Adapter la création du légendaire Gérald Genta était une perspective intimidante. Mon approche a consisté à préserver son caractère essentiel et à me concentrer sur les proportions. Je voulais que la montre reste grande, ce qui n’était pas la tendance pour les femmes.
Jacqueline Dimier
Responsable du Bureau de création Audemars Piguet de 1975 à 1999
À l’époque, les montres féminines étaient fabriquées dans des matériaux nobles, l’or ou le platine. Créer les premières Royal Oak pour femmes en acier, c’était faire le choix de bousculer les codes. La masse oscillante, quant à elle, est façonnée en or 21 carats. Jacqueline Dimier apporte sa touche au cadran en plaçant le monogramme « AP » en or gris à 12 h. Enfin, pour animer ce garde-temps, Audemars Piguet choisit le Calibre 2062, ne mesurant que 15,4 mm de diamètre, un chef d’œuvre de miniaturisation. Son lancement n’a pas lieu à la foire de Bâle, comme le veut la tradition, mais chez le joaillier Fred à Paris. Et la Royal Oak féminine rencontre un succès inattendu, au point que les ateliers ne parviennent pas à répondre à la demande. La marque attendra 1977 pour lancer des modèles en or jaune et bicolores.
Mais l’histoire d’Audemars Piguet avec les femmes remonte bien plus loin. Dès ses origines en 1875, la Manufacture crée des montres féminines. Des garde-temps sertis de pierres précieuses, de perles ou d’émaux, portés en pendentifs, en bagues ou en broches. La particularité des montres pour dames créées par Audemars Piguet est leur petitesse. Chaque modèle est un défi pour la Manufacture, l’obligeant à repousser ses limites en termes de créativité et de miniaturisation. L’une des premières montres pour femmes de la Manufacture est d’ailleurs une broche équipée d’un mouvement répétition minutes d’un diamètre de 22,6 mm, vendue en 1897 !
Dans les années 1920, les arts décoratifs sont à leur apogée. Les formes géométriques de certains modèles féminins expriment le style Art déco. Les modèles féminins joueront durant cette période un rôle décisif dans le développement et la généralisation des montres-bracelets. Le souvenir douloureux de la Première Guerre mondiale pousse le monde à la croissance et à la modernité, tendance que les modèles d’Audemars Piguet traduisent parfaitement avec leur design épuré et inventif.
Dès lors, la marque n’a jamais cessé de mettre les femmes à l’honneur, créant au fil des décennies des modèles dans l’esprit du moment.

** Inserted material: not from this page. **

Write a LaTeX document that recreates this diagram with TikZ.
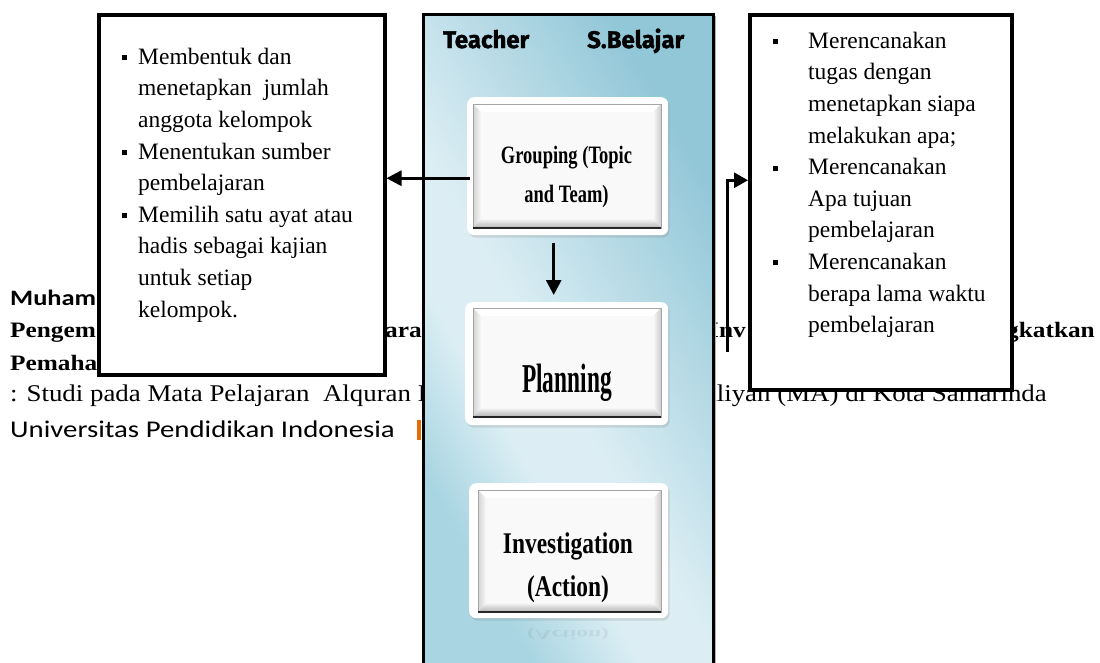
\documentclass[tikz,border=0pt]{standalone}
\usepackage{fontspec}
\setmainfont{Liberation Serif}
\newfontfamily\hdrfont{Fira Sans}[BoldFeatures={FakeBold=1.6}]
\newfontfamily\calfont{Carlito}
\usetikzlibrary{arrows.meta,shadows}
\definecolor{pnlL}{HTML}{A9D5E2}
\definecolor{pnlM}{HTML}{DCEEF4}
\definecolor{pnlR}{HTML}{92C7D8}
\definecolor{orangebar}{HTML}{E46C0A}
\pgfdeclarehorizontalshading{pnlshade}{100bp}{color(0bp)=(pnlL); color(28bp)=(pnlL); color(39bp)=(pnlM); color(47bp)=(pnlM); color(74bp)=(pnlR); color(100bp)=(pnlR)}
\newcommand{\lbul}{\makebox[16pt][l]{\raisebox{4pt}{\rule{5pt}{5pt}}}}
\newcommand{\lind}{\hspace*{16pt}}
\newcommand{\rbul}{\makebox[35pt][l]{\raisebox{4pt}{\rule{5pt}{5pt}}}}
\newcommand{\rind}{\hspace*{35pt}}
\newcommand{\btninner}[4]{%
  \fill[gray!5] (#1,#2) rectangle (#3,#4);
  \fill[white] (#1,#2) -- (#3,#2) -- (#3-8,#2+8) -- (#1+8,#2+8) -- cycle;
  \shade[left color=gray!35, right color=gray!5] (#1,#2) -- (#1+8,#2+8) -- (#1+8,#4-9) -- (#1,#4) -- cycle;
  \shade[left color=gray!5, right color=gray!40] (#3,#2) -- (#3-8,#2+8) -- (#3-8,#4-9) -- (#3,#4) -- cycle;
  \shade[top color=gray!8, bottom color=gray!60] (#1,#4) -- (#3,#4) -- (#3-8,#4-9) -- (#1+8,#4-9) -- cycle;
  \draw[gray!70, line width=0.6pt] (#1,#2) rectangle (#3,#4);
  \draw[black!85, line width=1.6pt] (#1,#4) -- (#3,#4);
}
\begin{document}
\begin{tikzpicture}[x=1pt,y=-1pt,
  txtbox/.style={draw=black, line width=3.5pt, fill=white, inner sep=0pt, anchor=north west},
  listtext/.style={anchor=north west, inner sep=0pt, align=left, font=\fontsize{23.5}{31.6}\selectfont},
  bgbold/.style={inner sep=0pt, font=\rmfamily\bfseries\fontsize{22}{22}\selectfont},
  bgreg/.style={inner sep=0pt, font=\rmfamily\fontsize{24}{24}\selectfont},
  bgcal/.style={inner sep=0pt, font=\calfont\fontsize{24}{24}\selectfont},
  arr/.style={line width=3pt, -{Triangle[length=15pt,width=15pt]}},
  btnout/.style={fill=white, rounded corners=7pt, inner sep=0pt, anchor=north west,
    drop shadow={opacity=0.22, shadow xshift=1.5pt, shadow yshift=-2.5pt}},
  btnlabel/.style={inner sep=0pt, align=center},
  hdr/.style={anchor=base west, inner sep=0pt, font=\hdrfont\bfseries\fontsize{24}{24}\selectfont}
]
\useasboundingbox (0,0) rectangle (1100,662);
\clip (0,0) rectangle (1100,662);
\fill[white] (0,0) rectangle (1100,662);

% page text behind the diagram
\node[bgcal, anchor=base west, font=\calfont\bfseries\fontsize{22}{22}\selectfont] (t1) at (10,305) {\scalebox{1.2}[1]{Muham}};
\node[bgbold, anchor=base west] (t2) at (10,337) {\scalebox{1.15}[1]{Pengem}};
\node[bgbold, anchor=base west] (t3) at (385,337) {\scalebox{1.15}[1]{aran}};
\node[bgbold, anchor=base west] (t4) at (709,337) {\scalebox{1.15}[1]{Inv}};
\node[bgbold, anchor=base east] (t5) at (1095,337) {\scalebox{1.15}[1]{gkatkan}};
\node[bgbold, anchor=base west] (t6) at (10,370) {\scalebox{1.15}[1]{Pemaha}};
\node[bgreg, anchor=base west] (t7) at (10,401) {\scalebox{1.12}[1]{: Studi pada Mata Pelajaran~ Alquran H}};
\node[bgreg, anchor=base east] (t8) at (1047,401) {\scalebox{1.12}[1]{Aliyah (MA) di Kota Samarinda}};
\node[bgcal, anchor=base west] (t9) at (10,437) {\scalebox{1.2}[1]{Universitas Pendidikan Indonesia}};
\fill[orangebar] (417,420) rectangle (421,440);

% left text box
\node[txtbox, minimum width=286pt, minimum height=360pt] (lbox) at (97,13) {};
\node[listtext] (ltext) at (122,44) {%
\rule{0pt}{20pt}\lbul Membentuk dan\\
\lind menetapkan~ jumlah\\
\lind anggota kelompok\\
\lbul Menentukan sumber\\
\lind pembelajaran\\
\lbul Memilih satu ayat atau\\
\lind hadis sebagai kajian\\
\lind untuk setiap\\
\lind kelompok.};

% right text box
\node[txtbox, minimum width=262pt, minimum height=375pt] (rbox) at (748,13) {};
\node[listtext] (rtext) at (773,28) {%
\rule{0pt}{20pt}\rbul Merencanakan\\
\rind tugas dengan\\
\rind menetapkan siapa\\
\rind melakukan apa;\\
\rbul Merencanakan\\
\rind Apa tujuan\\
\rind pembelajaran\\
\rbul Merencanakan\\
\rind berapa lama waktu\\
\rind pembelajaran};

% central panel
\shade[shading=pnlshade, shading angle=30] (422,13) rectangle (712,680);
\draw[gray!60, line width=2pt] (715,16) -- (715,680);
\node[draw=black, line width=3pt, inner sep=0pt, anchor=north west, minimum width=290pt, minimum height=667pt] (panel) at (422,13) {};

\node[hdr] (teach) at (443,48) {Teacher};
\node[hdr] (sbel) at (587,48) {S.Belajar};

% buttons
\node[btnout, minimum width=201pt, minimum height=138pt] (grpo) at (467,97) {};
\btninner{473}{104}{661}{228}
\node[btnlabel, anchor=north, font=\bfseries\fontsize{25}{39}\selectfont] (grpt) at (566.5,143) {\rule{0pt}{20pt}\scalebox{0.74}[1]{Grouping (Topic}\\\scalebox{0.74}[1]{and Team)}};

\node[btnout, minimum width=203pt, minimum height=123pt] (plno) at (465,302) {};
\btninner{473}{308}{661}{417}
\node[btnlabel, anchor=base, font=\bfseries\fontsize{41}{41}\selectfont] (plnt) at (567,392) {\scalebox{0.57}[1]{Planning}};

\node[btnout, minimum width=199pt, minimum height=135pt] (invo) at (469,483) {};
\btninner{478}{490}{661}{612}
\node[btnlabel, anchor=north, font=\bfseries\fontsize{30}{43}\selectfont] (invt) at (568,529) {\rule{0pt}{24pt}\scalebox{0.78}[1]{Investigation}\\\scalebox{0.78}[1]{(Action)}};
\node[btnlabel, anchor=base, font=\bfseries\fontsize{30}{30}\selectfont, text opacity=0.06, yscale=-0.45] (invr) at (568,630) {\scalebox{0.78}[1]{(Action)}};

% connectors
\coordinate (ga) at ([xshift=3pt,yshift=-12pt]grpo.west);
\draw[arr] (ga) -- (ga -| lbox.east);
\coordinate (da) at ([xshift=-14pt,yshift=-8pt]grpo.south);
\draw[arr, shorten >=7pt] (da) -- (da |- plno.north);
\coordinate (rc) at (727,352);
\coordinate (rc2) at ([yshift=22pt]rbox.west);
\draw[arr, -{Triangle[length=14pt,width=15pt]}] (rc) |- (rc2);
\end{tikzpicture}
\end{document}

Ainsi, la collection Millenary est devenue exclusivement féminine entre 2005 et 2020, présentant une boîte elliptique avec un cadran multifacette qui révèle une partie de l’échappement. En hommage à sa clientèle féminine et à l’art précieux du sertissage, Audemars Piguet lance en 2013 une collection Haute Joaillerie. En 2016, la Manufacture collabore avec la créatrice de bijoux Carolina Bucci pour réinterpréter la Royal Oak à l’occasion des 40 ans du modèle. C’est ainsi que naît la Royal Oak Frosted Gold dont la boîte et le bracelet en or sont martelés pour donner un scintillement givré à la matière.

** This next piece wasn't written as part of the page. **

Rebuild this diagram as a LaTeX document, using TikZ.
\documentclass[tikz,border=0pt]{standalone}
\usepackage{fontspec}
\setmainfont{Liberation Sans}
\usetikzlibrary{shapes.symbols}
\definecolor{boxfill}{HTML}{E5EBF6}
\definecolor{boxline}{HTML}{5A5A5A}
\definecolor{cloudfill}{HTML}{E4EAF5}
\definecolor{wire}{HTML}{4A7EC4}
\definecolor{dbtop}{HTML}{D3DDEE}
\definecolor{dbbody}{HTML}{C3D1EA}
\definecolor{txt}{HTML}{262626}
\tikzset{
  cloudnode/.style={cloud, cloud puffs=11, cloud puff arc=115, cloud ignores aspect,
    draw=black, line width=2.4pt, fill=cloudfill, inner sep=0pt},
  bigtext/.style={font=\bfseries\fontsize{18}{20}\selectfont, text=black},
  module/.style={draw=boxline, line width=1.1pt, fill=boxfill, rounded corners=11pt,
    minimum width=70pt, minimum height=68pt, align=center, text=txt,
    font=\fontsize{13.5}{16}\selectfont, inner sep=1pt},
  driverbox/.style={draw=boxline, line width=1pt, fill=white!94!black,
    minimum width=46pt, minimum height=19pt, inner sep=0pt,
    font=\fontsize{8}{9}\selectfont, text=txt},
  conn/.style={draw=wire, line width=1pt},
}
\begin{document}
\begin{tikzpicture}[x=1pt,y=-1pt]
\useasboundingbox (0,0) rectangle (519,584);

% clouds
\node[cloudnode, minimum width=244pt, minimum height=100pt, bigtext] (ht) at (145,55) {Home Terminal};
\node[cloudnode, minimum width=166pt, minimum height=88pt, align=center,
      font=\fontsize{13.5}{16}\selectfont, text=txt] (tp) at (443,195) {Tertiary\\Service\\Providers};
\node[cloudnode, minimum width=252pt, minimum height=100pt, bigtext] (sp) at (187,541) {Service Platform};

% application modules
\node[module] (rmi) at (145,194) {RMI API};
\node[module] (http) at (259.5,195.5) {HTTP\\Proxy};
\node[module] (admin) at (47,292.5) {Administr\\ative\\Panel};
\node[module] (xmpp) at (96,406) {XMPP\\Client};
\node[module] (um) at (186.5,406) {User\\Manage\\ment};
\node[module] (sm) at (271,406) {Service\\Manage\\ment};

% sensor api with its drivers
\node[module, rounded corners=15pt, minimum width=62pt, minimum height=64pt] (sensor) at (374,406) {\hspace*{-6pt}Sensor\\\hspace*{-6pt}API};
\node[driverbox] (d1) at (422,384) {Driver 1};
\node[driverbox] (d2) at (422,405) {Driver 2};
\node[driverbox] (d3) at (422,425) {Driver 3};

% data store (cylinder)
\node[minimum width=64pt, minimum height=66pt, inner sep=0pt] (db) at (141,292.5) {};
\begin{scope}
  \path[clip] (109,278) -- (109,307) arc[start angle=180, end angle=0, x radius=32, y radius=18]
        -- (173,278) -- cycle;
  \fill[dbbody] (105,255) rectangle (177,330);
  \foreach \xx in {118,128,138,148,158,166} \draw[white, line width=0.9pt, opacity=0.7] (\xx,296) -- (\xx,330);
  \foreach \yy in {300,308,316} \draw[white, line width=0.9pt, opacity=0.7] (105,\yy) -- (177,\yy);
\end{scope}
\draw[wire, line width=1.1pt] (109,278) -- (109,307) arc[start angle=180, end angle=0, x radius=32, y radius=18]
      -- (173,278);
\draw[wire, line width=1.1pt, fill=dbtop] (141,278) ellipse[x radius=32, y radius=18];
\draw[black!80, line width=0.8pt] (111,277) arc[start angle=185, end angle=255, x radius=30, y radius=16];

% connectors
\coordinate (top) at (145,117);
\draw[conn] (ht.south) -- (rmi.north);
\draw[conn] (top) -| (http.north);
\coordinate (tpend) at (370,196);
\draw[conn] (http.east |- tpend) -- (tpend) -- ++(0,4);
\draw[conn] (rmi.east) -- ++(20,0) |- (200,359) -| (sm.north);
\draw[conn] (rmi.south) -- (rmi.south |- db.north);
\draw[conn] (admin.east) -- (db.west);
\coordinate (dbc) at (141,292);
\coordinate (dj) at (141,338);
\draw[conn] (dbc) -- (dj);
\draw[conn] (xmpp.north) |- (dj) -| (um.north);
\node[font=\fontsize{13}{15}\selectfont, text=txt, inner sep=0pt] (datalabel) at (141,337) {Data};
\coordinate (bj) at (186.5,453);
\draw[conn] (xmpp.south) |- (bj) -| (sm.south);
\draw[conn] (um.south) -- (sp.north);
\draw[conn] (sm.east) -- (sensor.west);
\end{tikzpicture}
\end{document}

Mais l’ultime évolution de cette belle histoire entre Audemars Piguet et les femmes, c’est peut-être la Code 11.59 by Audemars Piguet. Une montre mixte, ni masculine, ni féminine, qui réunit toutes les sensibilités dans une boîte mélangeant le rond et l’octogone qui résume parfaitement le parcours créatif de la Manufacture depuis ses origines.
En 2016, la Manufacture collabore avec la créatrice de bijoux florentine Carolina Bucci pour réinterpréter la Royal Oak à l’occasion des 40 ans du modèle féminin.